What causes the gap?

The problem is that Early Adopters and Early Majority are so different in terms of underlying values as to make communications between them almost impossible. Moore uses the following illustration to understand the difference between the two groups by contrasting the way they use the phrase “I see.”

• When visionaries say “I see,” they do so with their eyes closed. That’s how visionaries see • Pragmatists like to see with their eyes open • Pragmatists don’t trust visionaries for the same reason they don’t trust people who want to navigate using the force • Visionaries think Pragmatist are pedestrians • Pragmatist think Visionaries are dangerous

As a result, visionaries, with their highly innovative projects do not make good references for pragmatists, and the market development, instead of gliding across this transition points stalls.
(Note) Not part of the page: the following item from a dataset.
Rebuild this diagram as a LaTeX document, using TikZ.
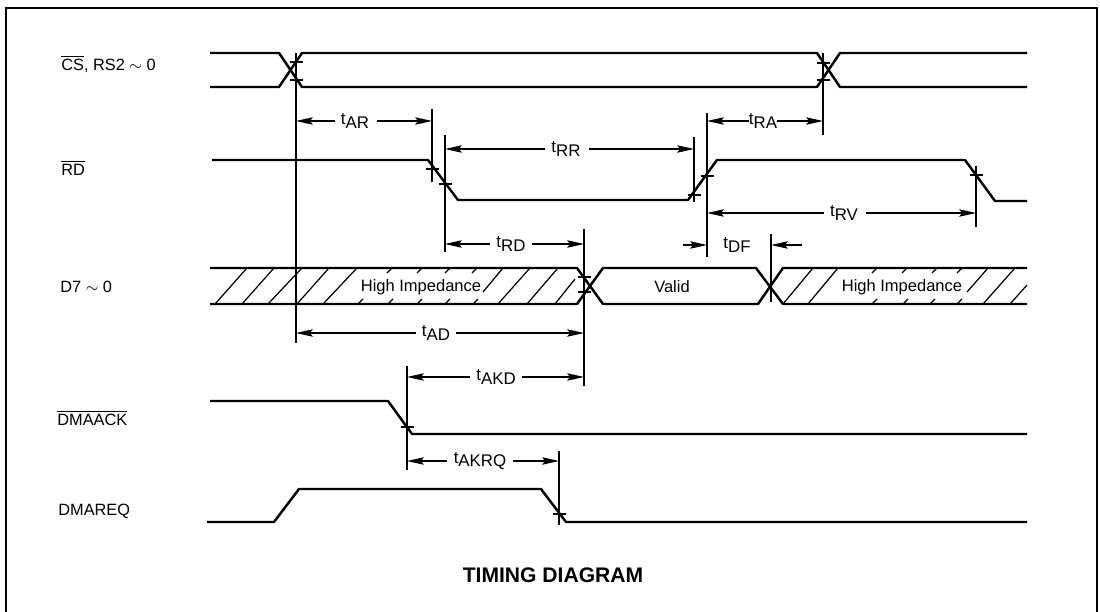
\documentclass[tikz,border=0pt]{standalone}
\usepackage{fontspec}
\setmainfont{Liberation Sans}
\usetikzlibrary{arrows.meta, calc}
% t with its lowered suffix
\newcommand{\tsub}[1]{t\raisebox{-2pt}{#1}}
\begin{document}
\begin{tikzpicture}[
    x=0.02cm, y=-0.02cm,
    signal/.style={line width=1.4pt, line join=round},
    thinline/.style={line width=0.7pt},
    hatch/.style={line width=0.7pt},
    dimline/.style={line width=0.7pt, -{Stealth[length=9.5pt,width=4.2pt,inset=1.5pt]}},
    tlabel/.style={font=\fontsize{9.6}{11}\selectfont, inner sep=0pt},
    sigtext/.style={font=\fontsize{9.3}{11}\selectfont, inner sep=0pt, anchor=west},
    bustext/.style={font=\fontsize{9.4}{11}\selectfont, inner sep=0pt, text=black},
  ]
  \useasboundingbox (0,0) rectangle (1100,612);
  \fill[white] (0,0) rectangle (1100,612);

  % Frame
  \draw[line width=0.8pt] (6,612) -- (6,8) -- (1097,8) -- (1097,612);

  % Signal names
  \node[sigtext] (csname) at (61,64) {$\overline{\mbox{CS}}$, RS2 $\sim$ 0};
  \node[sigtext] (rdname) at (61,168) {$\overline{\mbox{RD}}$};
  \node[sigtext] (dname) at (60,287) {D7 $\sim$ 0};
  \node[sigtext] (ackname) at (57,418) {$\overline{\mbox{DMAACK}}$};
  \node[sigtext] (reqname) at (58,511) {DMAREQ};

  % CS, RS
  \draw[signal] (210,53) -- (279,53) -- (302,87) -- (817,87) -- (840,53) -- (1027,53);
  \draw[signal] (210,87) -- (279,87) -- (302,53) -- (817,53) -- (840,87) -- (1027,87);

  % RD
  \draw[signal] (212,160) -- (428,160) -- (458,200) -- (688,200) -- (717,160)
    -- (965,160) -- (995,201) -- (1027,201);

  % D7
  \draw[signal] (210,268) -- (577,268) -- (603,304) -- (758,304) -- (783,268) -- (1027,268);
  \draw[signal] (210,304) -- (577,304) -- (603,268) -- (756,268) -- (783,304) -- (1027,304);

  % Hatching
  \foreach \xa/\xb in {215/247, 242/274, 268/302, 297/329, 323/357, 498/530, 527/558, 783/813, 808/838, 983/1015} {
    \draw[hatch] (\xa,304) -- (\xb,268);
  }
  \draw[hatch] (483,292) -- (503,268);
  \draw[hatch] (555,304) -- (575,279);
  \draw[hatch] (967,292) -- (988,268);
  \draw[hatch] (1010,304) -- (1027,285);
  \foreach \xa in {387,417,445,472,872,902,932,957} {
    \draw[hatch] (\xa,273) -- ($(\xa,273)+(5,-5)$);
  }
  \foreach \xa in {358,388,417,445,473,872,903,930,957} {
    \draw[hatch] (\xa,304) -- ($(\xa,304)+(5,-5)$);
  }
  \node[bustext] (hi1) at (421,287) {High Impedance};
  \node[bustext] (valid) at (672,287) {Valid};
  \node[bustext] (hi2) at (902,287) {High Impedance};

  % DMAACK, DMAREQ
  \draw[signal] (210,401) -- (388,401) -- (412,434) -- (1027,434);
  \draw[signal] (207,522) -- (274,522) -- (299,489) -- (541,489) -- (566,522) -- (1027,522);

  % Timing edges
  \coordinate (ecs) at (296,53);
  \coordinate (eack) at (407,366);
  \coordinate (erd) at (432,109);
  \coordinate (err) at (445,135);
  \coordinate (ereq) at (559,451);
  \coordinate (edv) at (584,229);
  \coordinate (erise) at (694,137);
  \coordinate (efall) at (707,113);
  \coordinate (edf) at (771,234);
  \coordinate (era) at (823,53);
  \coordinate (erv) at (976,166);

  \draw[thinline] (ecs) -- (ecs |- 0,343);
  \draw[thinline] (eack) -- (eack |- 0,470);
  \draw[thinline] (erd) -- (erd |- 0,182);
  \draw[thinline] (err) -- (err |- 0,252);
  \draw[thinline] (ereq) -- (ereq |- 0,525);
  \draw[thinline] (edv) -- (edv |- 0,386);
  \draw[thinline] (erise) -- (erise |- 0,202);
  \draw[thinline] (efall) -- (efall |- 0,257);
  \draw[thinline] (edf) -- (edf |- 0,302);
  \draw[thinline] (era) -- (era |- 0,135);
  \draw[thinline] (erv) -- (erv |- 0,227);

  % Ticks on the edges
  \foreach \tx/\ty in {296/62, 296/80, 823/63, 823/80, 432/169, 445/184, 694/195, 707/176,
                       976/175, 584/277, 584/292, 407/427, 559/514} {
    \draw[line width=0.9pt] ($(\tx,\ty)+(-6.5,0)$) -- ($(\tx,\ty)+(6.5,0)$);
  }

  % Labels with their arrows
  \node[tlabel] (tar) at (355,121) {\tsub{AR}};
  \draw[dimline] ($(tar.west)+(-6,0)$) -- (tar -| ecs);
  \draw[dimline] ($(tar.east)+(8,0)$) -- (tar -| erd);

  \node[tlabel] (trr) at (566,149) {\tsub{RR}};
  \draw[dimline] ($(trr.west)+(-6,0)$) -- (trr -| err);
  \draw[dimline] ($(trr.east)+(8,0)$) -- (trr -| erise);

  \node[tlabel] (tra) at (763,121) {\tsub{RA}};
  \draw[dimline] (tra.west) -- (tra -| efall);
  \draw[dimline] (tra.east) -- (tra -| era);

  \node[tlabel] (trv) at (844,213) {\tsub{RV}};
  \draw[dimline] ($(trv.west)+(-6,0)$) -- (trv -| efall);
  \draw[dimline] ($(trv.east)+(8,0)$) -- (trv -| erv);

  \node[tlabel] (trd) at (511,244) {\tsub{RD}};
  \draw[dimline] ($(trd.west)+(-6,0)$) -- (trd -| err);
  \draw[dimline] ($(trd.east)+(6,0)$) -- (trd -| edv);

  \node[tlabel] (tdf) at (737,245) {\tsub{DF}};
  \coordinate (dfl) at (683,245);
  \coordinate (dfr) at (802,245);
  \draw[dimline] (dfl) -- (dfl -| efall);
  \draw[dimline] (dfr) -- (dfr -| edf);

  \node[tlabel] (tad) at (436,333) {\tsub{AD}};
  \draw[dimline] ($(tad.west)+(-6,0)$) -- (tad -| ecs);
  \draw[dimline] ($(tad.east)+(6,0)$) -- (tad -| edv);

  \node[tlabel] (takd) at (496,377) {\tsub{AKD}};
  \draw[dimline] ($(takd.west)+(-6,0)$) -- (takd -| eack);
  \draw[dimline] ($(takd.east)+(6,0)$) -- (takd -| edv);

  \node[tlabel] (takrq) at (480,461) {\tsub{AKRQ}};
  \draw[dimline] ($(takrq.west)+(-6,0)$) -- (takrq -| eack);
  \draw[dimline] ($(takrq.east)+(6,0)$) -- (takrq -| ereq);

  \node[font=\fontsize{12}{14}\selectfont\bfseries, inner sep=0pt] (title) at (553,575) {TIMING DIAGRAM};
\end{tikzpicture}
\end{document}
The difficulty comes because the Early Majority, by their very nature, need good references before buying into a new technology, and Early Adopters do not make good references.
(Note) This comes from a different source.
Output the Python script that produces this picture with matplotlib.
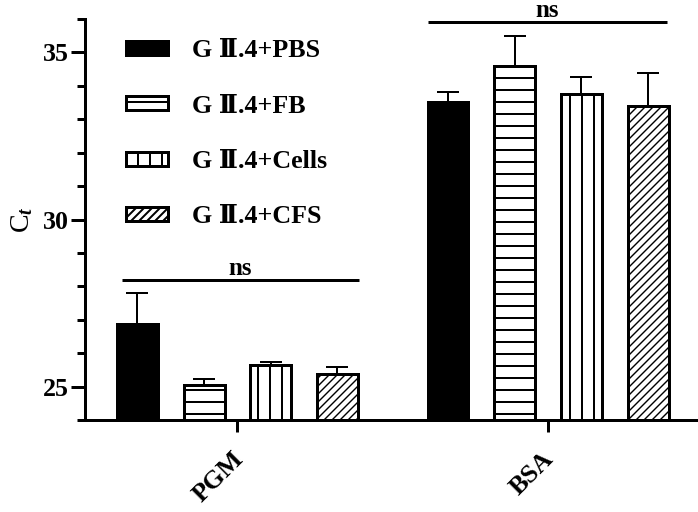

Unfortunately for many promising new ventures, by the time they reaches this transition point, they are often so highly leveraged and resource constrained that any hiccup in sales will throw them into a tailspin – or as Moore calls it, into the chasm.

Crossing the Chasm

The main difference between the visionaries of the early market and the pragmatist in the mainstream is that the former are willing to bet on the come, whereas the latter want to see solutions in production before the buy. When the visionary sees that you have 80% of the solution to their problem, they are eager to work with you to finish the remaining 20%. The pragmatist on the other hand expects you to be improving his productivity out of the box and opts to wait till the product is done and ready for prime time. They do not want to invest their resources in working through the final details – that’s your job! They want a 100% solution, what Moore calls the whole product.

A whole product is defined as “the minimum set of products and services necessary to ensure that the target customer will achieve their compelling reason to buy. Companies were getting stuck in the chasm because of their inability or unwillingness to commit to taking any whole product all the way through to this level of completion.
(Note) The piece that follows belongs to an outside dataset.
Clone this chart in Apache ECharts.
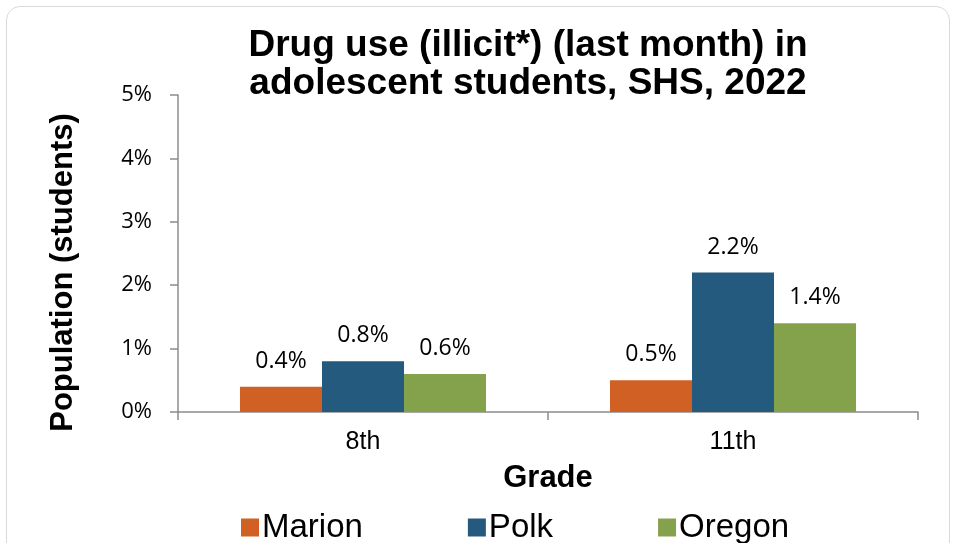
<!DOCTYPE html>
<html><head><meta charset="utf-8">
<script src="https://cdn.jsdelivr.net/npm/echarts@6/dist/echarts.min.js"></script>
<style>
html,body{margin:0;padding:0;background:#fff;}
#frame{position:absolute;left:6px;top:6px;width:944px;height:560px;border:1.5px solid #d9d9d9;border-radius:14px;box-sizing:border-box;}
#c{position:absolute;left:0;top:0;width:957px;height:543px;}
</style></head>
<body>
<div id="frame"></div>
<div id="c"></div>
<script>
const categories = ['8th', '11th'];
const seriesNames = ['Marion', 'Polk', 'Oregon'];
const marion = [0.4, 0.5];
const polk = [0.8, 2.2];
const oregon = [0.6, 1.4];
const yTicks = [0, 1, 2, 3, 4, 5];
const colors = ['#D06024', '#245A7E', '#84A24C'];

const chart = echarts.init(document.getElementById('c'), null, {renderer: 'canvas'});
const lblFont = 'Open Sans';
function mk(name, data, color) {
  return {
    name, type: 'bar', data, barGap: '0%', barCategoryGap: '33.5%',
    itemStyle: {color},
    label: {show: true, position: 'top', distance: 14, formatter: p => p.value.toFixed(1) + '%',
      fontFamily: lblFont, fontSize: 23, color: '#000'}
  };
}
chart.setOption({
  animation: false,
  title: {
    text: 'Drug use (illicit*) (last month) in\nadolescent students, SHS, 2022',
    left: 523, top: 22, textAlign: 'center',
    textStyle: {fontFamily: 'Liberation Sans', fontWeight: 'bold', fontSize: 37, lineHeight: 38, color: '#000'}
  },
  legend: {
    data: seriesNames, top: 506, left: 236, itemWidth: 18, itemHeight: 18, itemGap: 105,
    icon: 'rect',
    textStyle: {fontFamily: 'Liberation Sans', fontSize: 33, color: '#000', padding: [0,0,0,-2]}
  },
  grid: {left: 178, right: 39, top: 95, bottom: 131, containLabel: false},
  xAxis: {
    type: 'category', data: categories,
    name: 'Grade', nameLocation: 'middle', nameGap: 51,
    nameTextStyle: {fontFamily: 'Liberation Sans', fontWeight: 'bold', fontSize: 31, color: '#000'},
    axisLine: {lineStyle: {color: '#8c8c8c', width: 1.5}},
    axisTick: {show: true, length: 8, lineStyle: {color: '#8c8c8c', width: 1.5}},
    axisLabel: {fontFamily: 'Liberation Sans', fontSize: 25, color: '#000', margin: 18}
  },
  yAxis: {
    type: 'value', min: 0, max: 5, interval: 1,
    name: 'Population (students)', nameLocation: 'middle', nameGap: 99, nameRotate: 90,
    nameTextStyle: {fontFamily: 'Liberation Sans', fontWeight: 'bold', fontSize: 31, color: '#000', padding: [0, 38, 0, 0]},
    axisLine: {show: true, lineStyle: {color: '#8c8c8c', width: 1.5}},
    axisTick: {show: true, length: 8, lineStyle: {color: '#8c8c8c', width: 1.5}},
    splitLine: {show: false},
    axisLabel: {fontFamily: lblFont, fontSize: 22, color: '#000', margin: 26, formatter: v => yTicks.includes(v) ? v + '%' : ''}
  },
  series: [mk(seriesNames[0], marion, colors[0]), mk(seriesNames[1], polk, colors[1]), mk(seriesNames[2], oregon, colors[2])]
});
</script>
</body></html>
The high-tech enterprise, sensing it was in the chasm, and realizing that the customer needed more than just the bare product itself, would set out to address the problem. But instead of focusing on one a single target customer, management would instead target four or five likely targets with the idea of serving the one segment that caught on first.

There are two problems with this tactic: First, the companies would visit major customers in each segment and painstakingly extract requirements from across all users to create a product that addressed all key requirements. More often than not, this produced a product that had everything for nobody – it was un-sellable.

Second problem with the tactic is focusing the limited resources on a scalable opportunity. It’s the old resource constraint issue, too many opportunities, too few resources to execute. It is understandable why companies want to chase as many opportunities that it can at this stage, but that tactic won’t work in the chasm.

Moore states that the key to a winning chasm crossing strategy is to identify a single beachhead of pragmatist customers in a mainstream market segment and accelerate the formation of 100 percent of their product. The goal is to win a niche foothold in the mainstream as quickly as possible. This is what he calls the bowling pin in the bowling alley. The bowling alley is a period of niche-based adoption in advanced of the general marketplace.

Once you knockdown the first pin, you need to concentrate on an adjacent pins and knock them over, and the next and the next, until enough pins are falling that a tornado happens and the inflection point on the bell curve is reached. The tornado is the period of mass market adoption when the general marketplace switches over to the new infrastructure paradigm. Remember the “year of the LAN?”